Security camera footage showing deadly atrocities, 3D models of a building blackened by smoke, artificial intelligence that learns before your eyes: Over the last year, The New York Times produced incisive and imaginative projects that were at the heart of the most important stories of the moment.

A powerful video revealed how Russian forces killed dozens of civilians in Bucha, Ukraine, in March 2022. When reporters entered the town a month later, they discovered carnage: a man dead beside his bicycle, a woman half-buried in a garden, dozens of bodies strewn along a residential street.

Using classic ground-level reporting and cutting-edge visual forensic analysis, our journalists undertook a meticulous effort to document Russia’s most gruesome war crime. The project earned a Pulitzer prize for international reporting.

In recent months, the rapid rise of artificial intelligence has become a lightning rod in classrooms, Hollywood, diplomatic circles and practically everywhere else. But understanding the consequences of AI can only go so far if you don’t get how it works.

So we set out to make our own chatbots to explain the principles of large language models — the bedrocks of wildly popular tools like ChatGPT. With each step of the interactive, our models showed readers how they can transform from crude regurgitators of symbols to being capable of composing lyrical turns of phrase.

Stairwells aren’t supposed to become chimneys. But for residents of a New York City high-rise, smoke from a fire in January 2022 billowed throughout the building’s tower, claiming 17 lives.

Over months, a team of reporters, graphics editors, 3D modelers and developers painstakingly reconstructed what went wrong inside the building and why, using city data, footage shared by onlookers and other public sources. The deaths were preventable, The Times’s investigation found, exposing the risks of fire-prevention systems that can easily fail.

For decades, Californians have been preparing for the big one. But as residents brace for earthquakes, new research shows that a danger has been building in the sky: Rising global temperatures are strengthening “atmospheric rivers,” supercharging storms.

Weaving together data visualization, narrative writing and photography, we demonstrated how climate change is intensifying global weather patterns, disrupting communities, ecosystems and economies. Millions read the piece, shared it and talked about it. NPR and other news outlets did stories on our story.

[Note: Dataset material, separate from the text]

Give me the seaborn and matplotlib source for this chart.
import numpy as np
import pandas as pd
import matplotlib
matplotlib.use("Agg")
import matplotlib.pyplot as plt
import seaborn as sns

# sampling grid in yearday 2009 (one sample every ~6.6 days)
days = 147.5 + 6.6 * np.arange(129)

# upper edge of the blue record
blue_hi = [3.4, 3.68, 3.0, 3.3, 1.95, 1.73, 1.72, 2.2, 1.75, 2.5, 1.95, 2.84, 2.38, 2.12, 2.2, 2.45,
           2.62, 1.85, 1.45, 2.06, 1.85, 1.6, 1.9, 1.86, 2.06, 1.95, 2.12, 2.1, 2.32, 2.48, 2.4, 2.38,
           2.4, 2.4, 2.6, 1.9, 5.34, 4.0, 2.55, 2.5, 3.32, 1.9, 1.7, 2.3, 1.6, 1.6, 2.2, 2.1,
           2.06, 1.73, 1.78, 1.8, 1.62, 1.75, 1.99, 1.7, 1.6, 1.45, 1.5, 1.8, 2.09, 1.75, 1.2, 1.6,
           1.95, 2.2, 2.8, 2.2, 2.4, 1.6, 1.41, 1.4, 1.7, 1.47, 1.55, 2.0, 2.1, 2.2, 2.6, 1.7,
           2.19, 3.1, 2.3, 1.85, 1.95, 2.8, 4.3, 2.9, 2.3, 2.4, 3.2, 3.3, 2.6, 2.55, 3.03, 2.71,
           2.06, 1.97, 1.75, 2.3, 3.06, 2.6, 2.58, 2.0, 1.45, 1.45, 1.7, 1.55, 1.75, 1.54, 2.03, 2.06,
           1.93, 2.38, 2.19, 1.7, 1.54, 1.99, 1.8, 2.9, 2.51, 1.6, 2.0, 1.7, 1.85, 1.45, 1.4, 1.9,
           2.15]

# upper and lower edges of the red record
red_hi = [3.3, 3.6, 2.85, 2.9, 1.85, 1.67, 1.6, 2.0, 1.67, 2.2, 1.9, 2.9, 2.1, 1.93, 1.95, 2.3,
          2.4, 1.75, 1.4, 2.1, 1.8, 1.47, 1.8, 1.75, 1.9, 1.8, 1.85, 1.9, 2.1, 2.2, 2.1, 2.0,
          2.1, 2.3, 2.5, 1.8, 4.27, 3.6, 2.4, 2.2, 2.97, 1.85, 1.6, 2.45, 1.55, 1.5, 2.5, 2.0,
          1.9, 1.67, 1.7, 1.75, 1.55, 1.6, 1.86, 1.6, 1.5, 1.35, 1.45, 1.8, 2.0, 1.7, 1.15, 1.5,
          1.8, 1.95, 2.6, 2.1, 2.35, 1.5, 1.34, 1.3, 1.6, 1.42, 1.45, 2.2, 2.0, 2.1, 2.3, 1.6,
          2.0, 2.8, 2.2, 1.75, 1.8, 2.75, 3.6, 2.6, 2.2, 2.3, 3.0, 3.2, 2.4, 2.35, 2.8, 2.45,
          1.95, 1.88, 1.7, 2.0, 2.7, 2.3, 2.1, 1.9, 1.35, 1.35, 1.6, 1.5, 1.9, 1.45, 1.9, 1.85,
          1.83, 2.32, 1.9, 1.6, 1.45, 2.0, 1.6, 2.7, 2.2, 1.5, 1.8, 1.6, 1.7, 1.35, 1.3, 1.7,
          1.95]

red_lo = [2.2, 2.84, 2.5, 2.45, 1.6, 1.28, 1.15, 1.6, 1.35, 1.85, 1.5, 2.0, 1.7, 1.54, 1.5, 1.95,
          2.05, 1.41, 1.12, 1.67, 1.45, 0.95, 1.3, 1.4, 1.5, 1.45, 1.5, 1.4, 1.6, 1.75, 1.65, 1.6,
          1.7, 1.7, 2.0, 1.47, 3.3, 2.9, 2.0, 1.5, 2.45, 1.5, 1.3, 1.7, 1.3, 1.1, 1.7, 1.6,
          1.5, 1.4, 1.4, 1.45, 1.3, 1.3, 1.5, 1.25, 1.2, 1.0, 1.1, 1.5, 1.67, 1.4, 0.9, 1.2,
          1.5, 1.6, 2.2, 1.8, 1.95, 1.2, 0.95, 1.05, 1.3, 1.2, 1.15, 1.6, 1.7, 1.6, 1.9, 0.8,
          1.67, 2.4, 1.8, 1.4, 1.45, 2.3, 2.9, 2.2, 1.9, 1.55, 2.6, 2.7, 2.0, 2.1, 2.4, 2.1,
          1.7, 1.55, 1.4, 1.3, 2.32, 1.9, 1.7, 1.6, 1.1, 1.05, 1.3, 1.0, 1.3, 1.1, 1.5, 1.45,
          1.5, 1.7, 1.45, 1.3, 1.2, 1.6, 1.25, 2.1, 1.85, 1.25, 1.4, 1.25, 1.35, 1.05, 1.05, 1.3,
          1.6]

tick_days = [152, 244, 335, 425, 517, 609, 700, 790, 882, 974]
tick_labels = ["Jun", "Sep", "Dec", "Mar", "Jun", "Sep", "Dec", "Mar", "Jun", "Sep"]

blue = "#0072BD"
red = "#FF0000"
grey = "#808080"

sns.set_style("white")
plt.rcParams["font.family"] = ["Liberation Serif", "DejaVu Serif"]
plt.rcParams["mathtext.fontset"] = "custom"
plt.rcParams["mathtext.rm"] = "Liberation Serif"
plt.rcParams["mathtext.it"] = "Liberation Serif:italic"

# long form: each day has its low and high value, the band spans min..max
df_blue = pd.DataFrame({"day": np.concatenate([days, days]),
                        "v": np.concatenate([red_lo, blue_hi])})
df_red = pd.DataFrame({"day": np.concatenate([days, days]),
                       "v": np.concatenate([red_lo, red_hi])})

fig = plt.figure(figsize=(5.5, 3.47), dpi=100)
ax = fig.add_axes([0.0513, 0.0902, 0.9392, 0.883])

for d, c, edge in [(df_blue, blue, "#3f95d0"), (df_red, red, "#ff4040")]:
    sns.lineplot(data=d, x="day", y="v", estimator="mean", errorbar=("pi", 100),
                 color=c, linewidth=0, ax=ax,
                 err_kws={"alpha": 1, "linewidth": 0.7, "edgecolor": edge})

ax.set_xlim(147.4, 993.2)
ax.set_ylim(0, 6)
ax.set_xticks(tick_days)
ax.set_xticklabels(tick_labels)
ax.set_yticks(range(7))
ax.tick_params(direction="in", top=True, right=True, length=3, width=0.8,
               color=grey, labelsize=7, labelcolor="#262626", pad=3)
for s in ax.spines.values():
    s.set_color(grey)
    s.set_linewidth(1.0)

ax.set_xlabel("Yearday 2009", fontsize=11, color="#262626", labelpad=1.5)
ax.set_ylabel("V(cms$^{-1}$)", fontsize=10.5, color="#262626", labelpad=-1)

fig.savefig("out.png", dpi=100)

The project was alarmingly prescient: Months after it was published, atmospheric rivers began lashing California, drenching the state one after another after another.

As the world continues to grapple with questions of climate change, racial equity and political extremism, the work of Octavia Butler — a Black feminist female writer of science fiction — has been hailed as eerily prophetic, nearly two decades after her death.

Her novels are now being adapted into high-profile film and TV projects. To tell Butler’s story, a team of visual journalists used depth-scanning technology and immersive storytelling techniques to illuminate the worlds and ideas that shaped Butler — and how her ideas shaped the world we live in now.